Bagikan:

JAKARTA - Badan Narkotika Nasional (BNN) menyebut, memberantas pengedar narkotika lebih berat ketimbang penggunanya. Sehingga, BNN lebih memilih untuk mengurusi pengguna narkotika daripada mengurus para pengedarnya dengan cara pemidanaan maupun rehabilitasi.

"Kalau kami memberantas pengedarnya itu akan lebih panjang, berat pekerjaannya tapi kalau kami memberantas pengunanya dengan rehab dan pemidanaan sesuai," kata  Direktur Hukum Deputi Bidang Hukum dan Kerja BNN Susanto dalam diskusi Tentang Pemenjaraan Pengguna Ganja Medis yang ditayangkan di akun YouTube VOI, Kamis, 18 Juni.
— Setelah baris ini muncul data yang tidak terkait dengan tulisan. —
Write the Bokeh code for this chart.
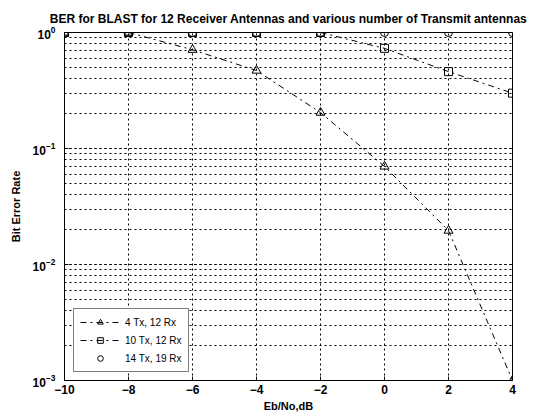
from bokeh.plotting import figure
from bokeh.models import Range1d, Legend, LegendItem, FixedTicker
from bokeh.embed import file_html
from bokeh.resources import INLINE

ebno = [-10, -8, -6, -4, -2, 0, 2, 4]
ber_4tx = [1.0, 1.0, 0.71, 0.47, 0.204, 0.070, 0.0196, 0.001]
ber_10tx = [1.0, 1.0, 1.0, 1.0, 1.0, 0.73, 0.46, 0.30]
ber_14tx = [1.0, 1.0, 1.0, 1.0, 1.0, 1.0, 1.0, 1.0]
labels = ["4 Tx, 12 Rx", "10 Tx, 12 Rx", "14 Tx, 19 Rx"]
title = "BER for BLAST for 12 Receiver Antennas and various number of Transmit antennas"

FONT = "Liberation Sans"

p = figure(width=536, height=414, y_axis_type="log", output_backend="svg",
           toolbar_location=None, x_range=Range1d(-10, 4), y_range=Range1d(1e-3, 1),
           min_border_left=64, min_border_right=24, min_border_top=32, min_border_bottom=34)
p.title.text = title
p.title.align = "center"
p.title.text_font = FONT
p.title.text_font_size = "12px"
p.title.text_font_style = "bold"
p.title.text_color = "black"
p.title.standoff = 13

p.background_fill_color = "white"
p.border_fill_color = "white"
p.outline_line_color = "black"
p.outline_line_width = 1

p.xaxis.ticker = FixedTicker(ticks=ebno)
p.xaxis.axis_label = "Eb/No,dB"
p.yaxis.axis_label = "Bit Error Rate"
for ax in (p.xaxis[0], p.yaxis[0]):
    ax.axis_label_text_font = FONT
    ax.axis_label_text_font_size = "11px"
    ax.axis_label_text_font_style = "bold"
    ax.axis_label_text_color = "black"
    ax.major_label_text_font = FONT
    ax.major_label_text_font_size = "12px"
    ax.major_label_text_font_style = "bold"
    ax.major_label_text_color = "black"
    ax.axis_line_color = "black"
    ax.major_tick_line_color = "black"
    ax.major_tick_in = 4
    ax.major_tick_out = 0
    ax.minor_tick_line_color = None
p.xaxis.axis_label_standoff = 3
p.xaxis.major_label_standoff = 4
p.yaxis.axis_label_standoff = 8

for g in (p.xgrid[0], p.ygrid[0]):
    g.grid_line_color = "black"
    g.grid_line_dash = "2 3"
    g.grid_line_width = 1
p.ygrid.minor_grid_line_color = "black"
p.ygrid.minor_grid_line_dash = "2 3"

r1 = p.line(ebno, ber_4tx, line_color="black", line_dash="dashdot", line_width=1)
s1 = p.scatter(ebno, ber_4tx, marker="triangle", size=9, fill_color=None, line_color="black")
r2 = p.line(ebno, ber_10tx, line_color="black", line_dash="dashdot", line_width=1)
s2 = p.scatter(ebno, ber_10tx, marker="square", size=8, fill_color=None, line_color="black")
r3 = p.line(ebno, ber_14tx, line_color="black", line_dash="dashed", line_width=1)
s3 = p.scatter(ebno, ber_14tx, marker="circle", size=8, fill_color=None, line_color="black")

legend = Legend(items=[
    LegendItem(label=labels[0], renderers=[r1, s1]),
    LegendItem(label=labels[1], renderers=[r2, s2]),
    LegendItem(label=labels[2], renderers=[s3]),
], location=(9, 8))
legend.label_text_font = FONT
legend.label_text_font_size = "10px"
legend.label_text_color = "black"
legend.border_line_color = "black"
legend.border_line_width = 1
legend.background_fill_alpha = 1
legend.glyph_width = 40
legend.glyph_height = 14
legend.spacing = 4
legend.padding = 6
legend.margin = 0
p.add_layout(legend, "center")

open("out.html", "w").write(file_html(p, INLINE))
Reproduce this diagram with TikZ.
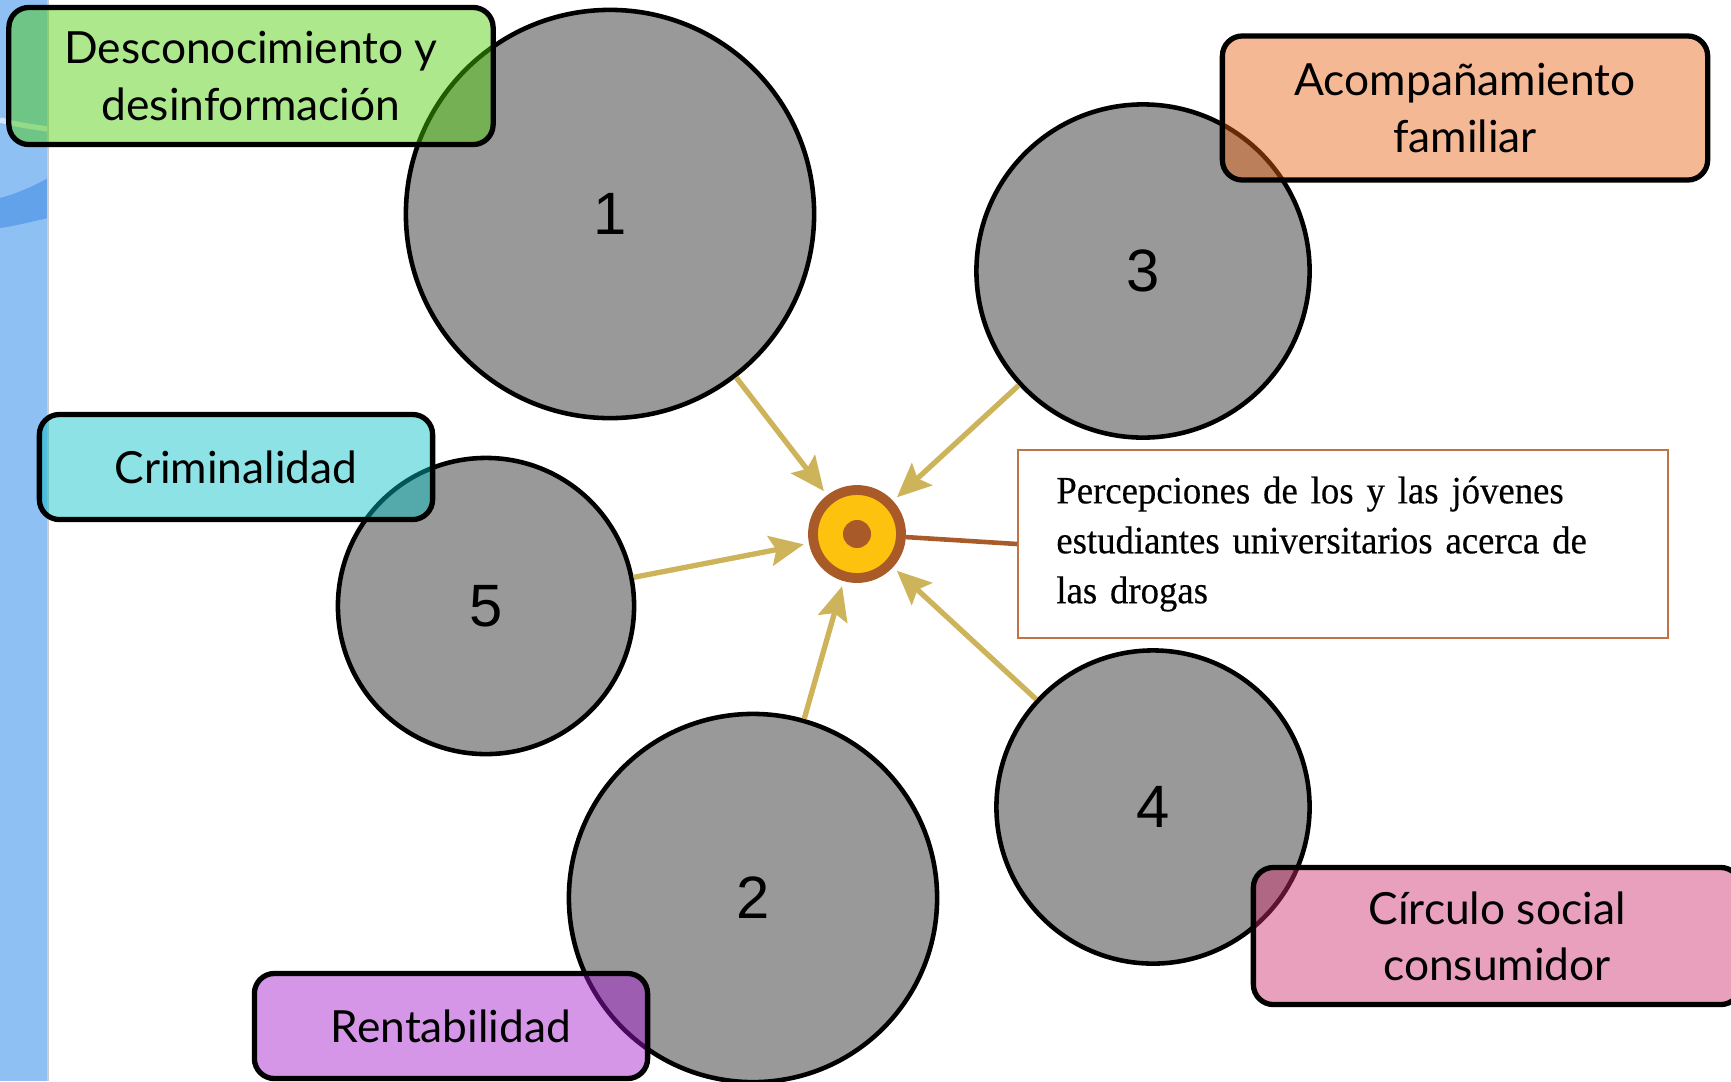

Rehabilitasi dan pemidanaan yang sesuai, kata dia, diasumsikan bisa membuat para pengguna narkotika menjadi jera. Kalau sudah jera, maka bisa dipastikan lagi tak ada masyarakat Indonesia yang mau menggunakan narkotika.

"Apabila di Indonesia tidak ada pemakai, maka berapa pun peredarannya di Indonesia tidak akan bangkrut," tegasnya sambil menambahkan BNN lebih memilih melakukan rehabilitasi daripada memenjarakan para pengguna.

Sementara anggota Komisi III DPR RI Hinca Panjaitan menilai, memenjarakan para pengguna narkoba bukanlah solusi. Hal ini justru memicu permasalah lain, seperti kelebihan kapasitas lembaga permasyarakatan (lapas). Dia bahkan mengatakan, kasus narkoba menjadi salah satu penyumbang napi terbanyak.

"Maka saya katakan dengan tegas bahwa pemenjaraan pengguna apalagi korban, bukan jawaban dari penyelesai kasus," kata Hinca.

Dia bahkan mengatakan, kelebihan kapasitas di lapas merupakan tanggung jawab polisi, hakim, dan jaksa. Sebab, setiap proses hukum yang menjerat pengguna narkoba terjadi karena penegak hukum lebih memilih mengirimkan mereka ke penjara.

Padahal, berdasarkan UU Nomor 35 Tahun 2009 harus dibedakan antara korban dan pengedar. "Kalau dia menggunakan ini untuk kepentingan dirinya dan kaya menggunakan orang lain sebagai korban, itulah yang disebut pengedar enggak ada ampun. Tapi, bagi korban, pengguna harus direhabilitasi," tegasnya.

Apalagi, undang-undang terkait narkotika ini sebenarnya lebih bertujuan untuk merahabilitasi penggunanya daripada memejarakannya. Sehingga penting bagi penegak hukum, penyelenggara negara untuk memahami aturan tersebut.

"Gunakan akal dan nurani saat menggunakan pasal-pasal (UU Nomor 35 Tahun 2009) ini," ungkap politikus Partai Demokrat ini.